Your early twenties are a peculiar time. Closer to your formative years than you think. You work hard to wrap yourself into a newer, emboldened identity. Little do you know this identity will run its course and, voila, another identity arrives. Just in time for you to slip it on and edge, ever closer to the person you believe you want to be. And as you move along with this new identity you experience its daily routines. Same but different than yesteryear. New people appear in this new world of this new you. It feels like natural progression. It is. With every new identity you are awarded a new set of experiences. As though the identity is the key to unlocking the world before you and a signal for others to join you. Every passing year moves by and with that layer upon layer of new identities thicken. Until, like a wall layered in decades of the latest and greatest colours - the colours you believed would best represent you - begin to sluff. Fragments shed like thin skin. “I like that one.” you say, “meh, not so much” you say to the next one. On and on it goes. Colours like layers like identities, you are left holding but a few. And under all of that is one colour, one layer, one identity you believed was not to be. But there it is. The first one. Staring back at you - all the memories of all the people who shared that space flood your senses. They, so long forgotten, are so well remembered.

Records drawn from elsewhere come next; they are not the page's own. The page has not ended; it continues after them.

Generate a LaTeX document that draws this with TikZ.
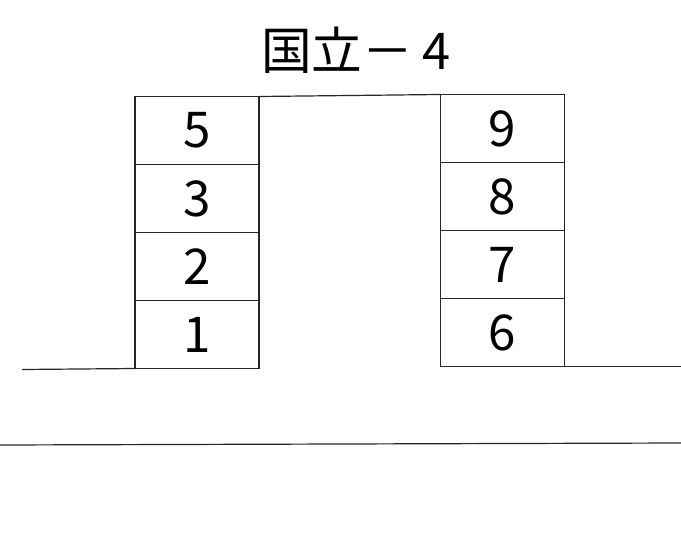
\documentclass[tikz,border=0pt]{standalone}
\usepackage{fontspec}
\newfontfamily\jpfont{Noto Sans CJK JP}
\usetikzlibrary{positioning}
\tikzset{%
cell/.style={draw,rectangle,minimum width=93pt,minimum height=51pt,inner sep=0,outer sep=0,font=\jpfont\fontsize{37}{37}\selectfont},
title/.style={font=\jpfont\fontsize{38}{38}\selectfont,inner sep=0},
wall/.style={line width=0.9pt,draw=black!85}
}
\begin{document}
\begin{tikzpicture}[x=0.75pt,y=-0.75pt,every node/.style={line width=0.9pt,draw=black!85}]
  \useasboundingbox (0,0) rectangle (681,535);

  \node[title,draw=none] (name) at (356,50) {国立－\hspace{7pt}4};

  \node[cell] (c1) at (197,334.5) {1};
  \node[cell,above=0pt of c1] (c2) {2};
  \node[cell,above=0pt of c2] (c3) {3};
  \node[cell,above=0pt of c3] (c5) {5};

  \node[cell] (c6) at (502.5,332.5) {6};
  \node[cell,above=0pt of c6] (c7) {7};
  \node[cell,above=0pt of c7] (c8) {8};
  \node[cell,above=0pt of c8] (c9) {9};

  \coordinate (gl) at (22,369.5);
  \coordinate (gr) at (681,366.5);
  \coordinate (rl) at (0,445);
  \coordinate (rr) at (681,443);

  \draw[wall] (c5.north east) -- (c9.north west);
  \draw[wall] (gl) -- (c1.south west);
  \draw[wall] (c6.south east) -- (gr);
  \draw[wall] (rl) -- (rr);

\end{tikzpicture}
\end{document}
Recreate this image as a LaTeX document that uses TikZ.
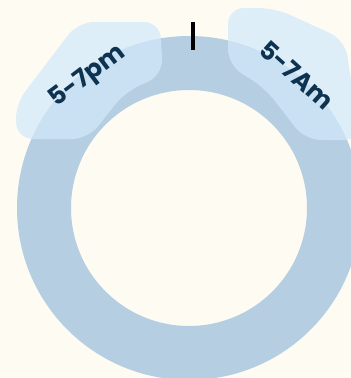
\documentclass[tikz,border=0pt]{standalone}
\usepackage{fontspec}
\setmainfont{Poppins}
\usetikzlibrary{positioning}
\definecolor{paper}{HTML}{FEFBF3}
\definecolor{ringc}{HTML}{B5CEE1}
\definecolor{blobc}{RGB}{211,233,250}
\definecolor{ink}{HTML}{0E3350}
\tikzset{blob/.style={fill=blobc,fill opacity=0.72,rounded corners=16pt},slot/.style={font=\bfseries\fontsize{25}{25}\selectfont,text=ink,inner sep=0pt}}

\begin{document}
\begin{tikzpicture}[x=1pt,y=-1pt]
\fill[paper](0,0)rectangle(351,378);
\useasboundingbox(0,0)rectangle(351,378);
\clip(0,0)rectangle(351,378);
\coordinate (c) at (189,208);
\fill[ringc,even odd rule](c)circle[radius=172pt](c)circle[radius=118pt];
\draw[line width=3.2pt,black](193,22)--(193,50);
\fill[blob](78,22)--(160,22)--(163,75)--(125,92)--(88,139)--(17,139)--(15,105)--cycle;
\fill[blob](228,8)--(275,8)--(345,40)--(360,140)--(305,140)--(265,88)--(228,65)--cycle;
\node[slot,rotate=37] (pm) at (88,77){5-7pm};
\node[slot,rotate=-42] (am) at (297,75){5-7Am};
\end{tikzpicture}
\end{document}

This is how I feel about Anna’s latest work.

Ambiguous yet familiar – the figures in her work did not pose for her. These works are from memory and feeling.  Anna adjusts the subjects when she needs to. Enlarges, elongates, shifts proportions. She connects the viewer with how the figure sits in her mind. The texture of the paint carries a lot of the load. Some parts of the work are thickened and built up over time. Other parts are thinned to a dripping wash.

All of this combines to create emotion.

In Trust Me, two young girls stand side by side. Close, but with a small gap between them. The gap holds as much weight as the figures themselves. Are they coming together, are they parting for the time being? The figures are there but not fully rendered. The background is dark and open. There are no details to locate them in a specific place. Without a setting, attention stays on the figures and the space between them. What place in time does this hold for Anna? Alternatively, Hugs for Myself is a closed gestural painting. It is protective and self-contained. The first thing that stands out is the structure of the body. The arms are large and curve around the figure in a strong circular motion. They organize the whole image. They create a shape that holds the figure together. Turning inward - giving comfort and receiving it. Holding oneself together. The red and pink tones offer a feeling of warm fleshiness. In Sickeningly Sweet the viewer sees two soft bodies eating soft ice cream. Their proximity creates tension across the image. The title sets the tone - suggesting something that is too much. Not sweet, but overdone. Past the point of comfort. The image follows that idea. What looks like closeness begins to feel excessive, or unstable. This changes how the closeness reads. The distortion of the bodies is key. It prevents the viewer from settling into a comfortable moment.

There are many more memories still to come as Anna moves forward onto the long, complex path of her life. Like the layers of paint in her work, these experiences will build, and at times fall away. At which time she will have a clearer understanding of herself and she will look back on these pieces as markers of who she was and, in turn, who she became.